The Market Integrity Report released by Australian Securities and Investments Commission (ASIC) last Friday identified $3.65 million in civil penalties and $15.5 million in benefit payments. The Report covers the beginning of July 2018 to the end of December of the same year.

 

“Maintaining the integrity of Australia’s financial markets is crucial to a prosperous economy. At ASIC, we do this by setting standards and educating stakeholders, pursuing behavioural change and taking enforcement action to disrupt market misconduct,” ASIC Commissioner Cathie Amour said, at the Report’s official release. 

 

According to the Report:

Poor conduct harms our financial system and results in adverse consumer outcomes. Where we see poor conduct, we will take action.

 

The Report highlighted that there had been two people charged in criminal proceedings, four criminal charges laid again two people and one person found guilty of two charges.

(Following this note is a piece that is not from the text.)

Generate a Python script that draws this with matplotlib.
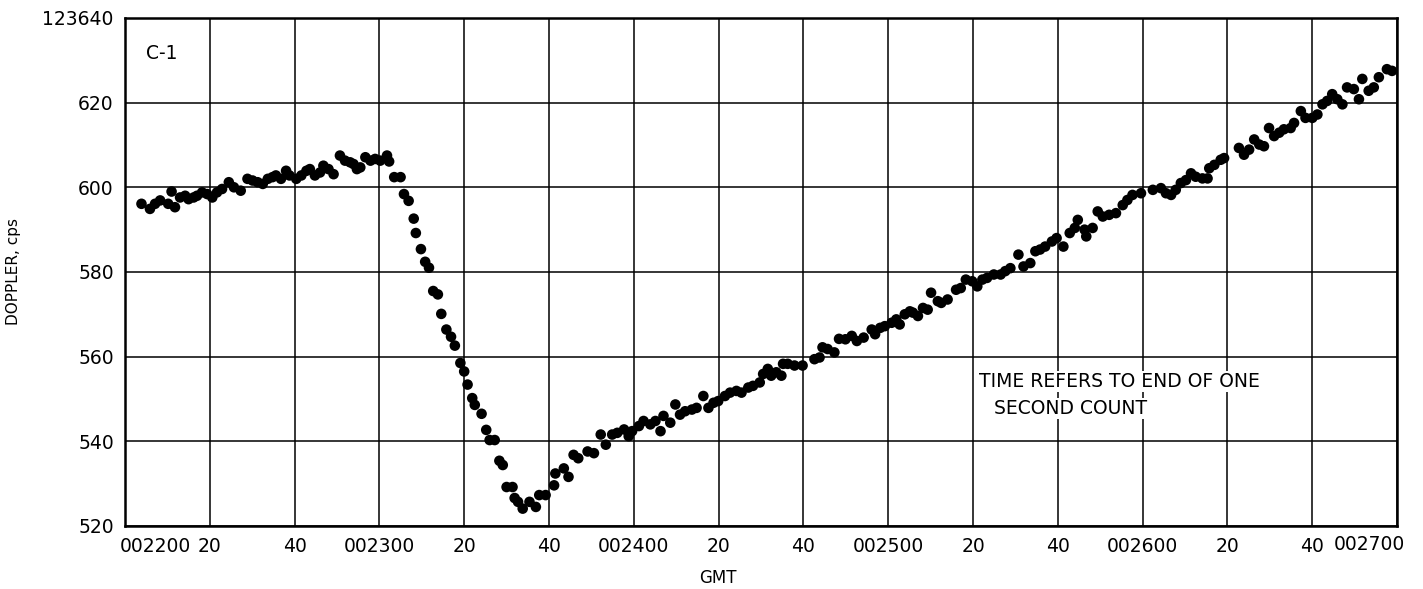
import numpy as np
import matplotlib
matplotlib.use("Agg")
import matplotlib.pyplot as plt
import matplotlib.transforms as mtransforms

# =====================
# data: seconds after 002200 GMT, doppler (cps, offset 123xxx)
# =====================
t_a = [3.9, 5.9, 7.1, 8.3, 11.0, 10.2, 11.8, 13.0, 14.2, 15.0, 16.2, 17.0, 18.2, 19.4,
       20.6, 21.7, 22.9, 24.5, 25.7, 27.3, 28.9, 30.1, 31.3, 32.5, 33.7, 34.8, 35.6,
       36.8, 38.0, 38.8, 40.4, 41.6, 42.8, 43.6, 44.8, 46.0, 46.8, 48.0, 49.2, 50.7,
       51.9, 53.1, 53.9, 54.7, 55.5, 56.7, 57.9, 59.0, 60.2, 61.8]
v_a = [596.1, 594.9, 596.1, 596.9, 599.0, 596.1, 595.3, 597.6, 598.0, 597.2, 597.6, 598.0, 598.8, 598.4,
       597.6, 598.8, 599.6, 601.2, 600.0, 599.2, 602.0, 601.6, 601.2, 600.8, 602.0, 602.4, 602.8,
       602.0, 603.9, 602.8, 602.0, 602.8, 603.9, 604.3, 602.8, 603.5, 605.1, 604.3, 603.1, 607.5,
       606.3, 605.9, 605.5, 604.3, 604.7, 607.1, 606.3, 606.7, 606.3, 607.5]

t_b = [62.3, 63.5, 65.0, 65.8, 66.9, 68.1, 68.6, 69.8, 70.8, 71.7, 72.7, 73.8, 74.6, 75.8,
       76.9, 77.8, 79.1, 80.0, 80.8, 81.9, 82.5, 84.1, 85.2, 86.0, 87.2, 88.3, 89.1, 90.0,
       91.4, 91.9, 92.7, 93.8, 95.4, 96.9, 97.7, 99.2, 101.2, 101.5, 103.5, 104.6, 105.8, 106.9]
v_b = [606.1, 602.4, 602.4, 598.4, 596.8, 592.6, 589.2, 585.4, 582.4, 581.0, 575.5, 574.7, 570.1, 566.4,
       564.7, 562.6, 558.5, 556.5, 553.4, 550.2, 548.6, 546.5, 542.7, 540.3, 540.3, 535.4, 534.4, 529.2,
       529.2, 526.6, 525.7, 524.1, 525.7, 524.5, 527.3, 527.3, 529.6, 532.4, 533.6, 531.6, 536.8, 536.0]

t_c = [109.1, 110.6, 112.2, 113.4, 114.9, 116.1, 117.7, 118.8, 119.6, 121.2, 122.3, 123.9, 125.1,
       126.3, 127.0, 128.6, 129.8, 130.9, 132.1, 133.7, 134.8, 136.4, 137.6, 138.8, 139.9, 141.5,
       142.7, 144.2, 145.4, 147.0, 148.1, 149.7, 150.5, 151.6, 152.4, 153.6, 154.8, 155.2, 156.3,
       157.9, 159.8, 162.6, 163.8, 164.5, 165.7, 167.3, 168.4]
v_c = [537.6, 537.2, 541.6, 539.2, 541.6, 542.0, 542.8, 541.2, 542.4, 543.6, 544.8, 544.0, 544.8,
       542.4, 546.0, 544.4, 548.7, 546.3, 547.1, 547.5, 547.9, 550.7, 547.9, 549.1, 549.5, 550.7,
       551.5, 551.9, 551.5, 552.7, 553.1, 553.9, 555.9, 557.1, 555.5, 556.3, 555.5, 558.3, 558.3,
       557.9, 557.9, 559.4, 559.8, 562.2, 561.8, 561.0, 564.2]

t_d = [169.9, 171.4, 172.6, 174.2, 176.1, 176.9, 178.1, 179.2, 180.8, 181.9, 182.7, 183.9, 185.1,
       185.8, 187.0, 188.2, 189.3, 190.1, 191.7, 192.5, 194.0, 196.0, 197.1, 198.3, 199.8, 201.0,
       202.2, 203.3, 204.9, 206.5, 207.6, 208.8, 210.7, 211.9, 213.5, 214.7, 215.8, 217.0, 218.6,
       219.7, 221.3, 222.8, 224.0, 224.7, 226.3, 226.7, 228.2, 229.4, 230.6, 232.1, 233.7, 235.3,
       236.4, 237.6]
v_d = [564.1, 564.9, 563.7, 564.5, 566.4, 565.3, 566.8, 567.2, 568.0, 568.8, 567.6, 570.0, 570.7,
       570.4, 569.6, 571.5, 571.1, 575.1, 573.1, 572.7, 573.5, 575.8, 576.2, 578.2, 577.8, 576.6,
       578.2, 578.6, 579.4, 579.4, 580.2, 580.9, 584.1, 581.3, 582.1, 584.9, 585.3, 586.0, 587.2,
       588.0, 586.0, 589.2, 590.4, 592.3, 590.0, 588.4, 590.4, 594.3, 593.1, 593.5, 593.9, 595.8,
       597.0, 598.2]

t_e = [239.6, 242.4, 244.3, 245.5, 246.7, 247.8, 249.0, 250.2, 251.4, 252.5, 254.1, 255.3, 255.7,
       256.9, 258.4, 259.2, 262.7, 263.9, 265.1, 266.3, 267.5, 268.6, 269.8, 271.0, 272.2, 273.3,
       274.9, 275.7, 277.3, 278.4, 280.0, 281.2, 282.4, 283.5, 284.7, 285.9, 287.1, 288.2, 289.8,
       291.0, 291.8, 293.3, 294.5, 295.7, 297.6, 298.8]
v_e = [598.6, 599.4, 599.8, 598.6, 598.2, 599.4, 601.0, 601.7, 603.3, 602.5, 602.1, 602.1, 604.5,
       605.3, 606.5, 606.9, 609.3, 607.7, 608.9, 611.3, 610.1, 609.7, 614.0, 612.1, 612.9, 613.7,
       614.0, 615.2, 618.0, 616.4, 616.4, 617.2, 619.6, 620.4, 622.0, 620.8, 619.6, 623.6, 623.2,
       620.8, 625.6, 622.8, 623.6, 626.0, 627.9, 627.5]

x_ticks = [0, 20, 40, 60, 80, 100, 120, 140, 160, 180, 200, 220, 240, 260, 280, 300]
x_labels = ["002200", "20", "40", "002300", "20", "40", "002400", "20", "40",
            "002500", "20", "40", "002600", "20", "40", "002700"]
y_ticks = [520, 540, 560, 580, 600, 620, 640]
y_labels = ["520", "540", "560", "580", "600", "620", "123640"]

t_all = np.concatenate([t_a, t_b, t_c, t_d, t_e])
v_all = np.concatenate([v_a, v_b, v_c, v_d, v_e])

# =====================
# plot
# =====================
fig = plt.figure(figsize=(14.23, 5.89), dpi=100)
ax = fig.add_axes([0.0878, 0.107, 0.894, 0.8625])

ax.scatter(t_all, v_all, s=58, c="black", edgecolors="none", zorder=3)

ax.set_xlim(0, 300)
ax.set_ylim(520, 640)
ax.set_xticks(x_ticks)
ax.set_xticklabels(x_labels, fontsize=13.5)
ax.set_yticks(y_ticks)
ax.set_yticklabels(y_labels, fontsize=13.5)
ax.tick_params(length=0, pad=8)

# end labels sit off-centre like the original lettering
labels = ax.get_xticklabels()
labels[0].set_ha("left")
labels[0].set_transform(labels[0].get_transform() +
                        mtransforms.ScaledTranslation(-0.05, 0, fig.dpi_scale_trans))
labels[-1].set_ha("right")
labels[-1].set_transform(labels[-1].get_transform() +
                         mtransforms.ScaledTranslation(0.08, 0.02, fig.dpi_scale_trans))

ax.grid(True, color="black", linewidth=1.1)
for s in ax.spines.values():
    s.set_linewidth(1.8)

ax.set_xlabel("GMT", fontsize=12)
ax.xaxis.set_label_coords(0.466, -0.085)
ax.set_ylabel("DOPPLER, cps", fontsize=11)
ax.yaxis.set_label_coords(-0.082, 0.5)

ax.text(8.7, 631.5, "C-1", fontsize=13.5, ha="center", va="center")
ax.text(0.671, 0.303, "TIME REFERS TO END OF ONE", fontsize=13.5,
        ha="left", va="top", transform=ax.transAxes,
        bbox=dict(facecolor="white", edgecolor="none", pad=1))
ax.text(0.683, 0.25, "SECOND COUNT", fontsize=13.5,
        ha="left", va="top", transform=ax.transAxes,
        bbox=dict(facecolor="white", edgecolor="none", pad=1))

fig.savefig("out.png", dpi=100)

Three people were banned from providing financial services, two Australian financial services licences were cancelled, two infringement notices were issued and, finally, $153,000 in infringement notices was paid.

 

The acceptance of a court-ordered Enforceable Undertaking from CBA for their part in the setting of the Bank Bill swap rate was also mentioned, and the Report highlighted that CBA admitted culpability and paid $5 million in pecuniary penalties and $15 million in community benefits.

 

The Report also made mention of ASIC’s enhanced supervision approach that will include more on-site visits to meet with wider range of employees within the business, as well as more requests for demonstrations of systems and processes within the business.

 

The regulator announced they have started their wholesale FX on site reviews.

 

Other elements mentioned in the Report included ASIC’s enhanced supervision around Bank Bill Swap Rate (BBSW) bench-marking process. The regulator will be focussing particularly on those transactions they deem to be having ‘undue influence’. 

 

The Report also addressed the FX global code, including over-the-counter derivatives, Initial Coin Offerings and Crypto-Assets.